我們使用 sklearn.feature_selection
的 f_regression()
方法。
import pandas as pd
import numpy as np
from sklearn import preprocessing, linear_model
from sklearn.feature_selection import f_regression
url = "https://storage.googleapis.com/2017_ithome_ironman/data/kaggle_titanic_train.csv"
titanic_train = pd.read_csv(url)
# 將 Age 遺漏值以 median 填補
age_median = np.nanmedian(titanic_train["Age"])
new_Age = np.where(titanic_train["Age"].isnull(), age_median, titanic_train["Age"])
titanic_train["Age"] = new_Age
titanic_train
# 創造 dummy variables
label_encoder = preprocessing.LabelEncoder()

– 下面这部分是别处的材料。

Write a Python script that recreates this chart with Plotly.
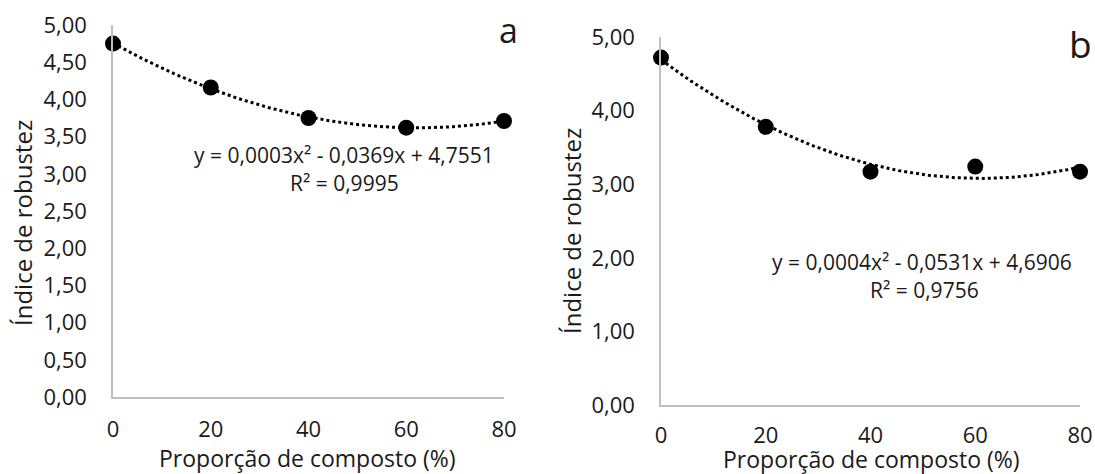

encoded_Sex = label_encoder.fit_transform(titanic_train["Sex"])
# 建立 train_X
train_X = pd.DataFrame([titanic_train["Pclass"],
encoded_Sex,
titanic_train["Age"]
]).T
# 建立模型
logistic_regr = linear_model.LogisticRegression()
logistic_regr.fit(train_X, titanic_train["Survived"])
# 印出 p-value
print(f_regression(train_X, titanic_train["Survived"])[1])
url = "https://storage.googleapis.com/2017_ithome_ironman/data/kaggle_titanic_train.csv"
titanic_train <- read.csv(url)
# 將 Age 遺漏值以 median 填補
age_median <- median(titanic_train$Age, na.rm = TRUE)
new_Age <- ifelse(is.na(titanic_train$Age), age_median, titanic_train$Age)
titanic_train$Age <- new_Age
# 建立模型
logistic_regr <- glm(Survived ~ Age + Pclass + Sex, data = titanic_train, family = binomial(link = "logit"))
# 印出 p-value
summary(logistic_regr)$coefficients[-1, 4]
我們用**準確率(Accuracy)**衡量二元分類模型的績效。
import pandas as pd
import numpy as np
from sklearn import preprocessing, linear_model
url = "https://storage.googleapis.com/2017_ithome_ironman/data/kaggle_titanic_train.csv"
titanic_train = pd.read_csv(url)
# 將 Age 遺漏值以 median 填補
age_median = np.nanmedian(titanic_train["Age"])
new_Age = np.where(titanic_train["Age"].isnull(), age_median, titanic_train["Age"])
titanic_train["Age"] = new_Age
titanic_train
# 創造 dummy variables
label_encoder = preprocessing.LabelEncoder()
encoded_Sex = label_encoder.fit_transform(titanic_train["Sex"])
# 建立 train_X
train_X = pd.DataFrame([titanic_train["Pclass"],
encoded_Sex,
titanic_train["Age"]
]).T
# 建立模型
logistic_regr = linear_model.LogisticRegression()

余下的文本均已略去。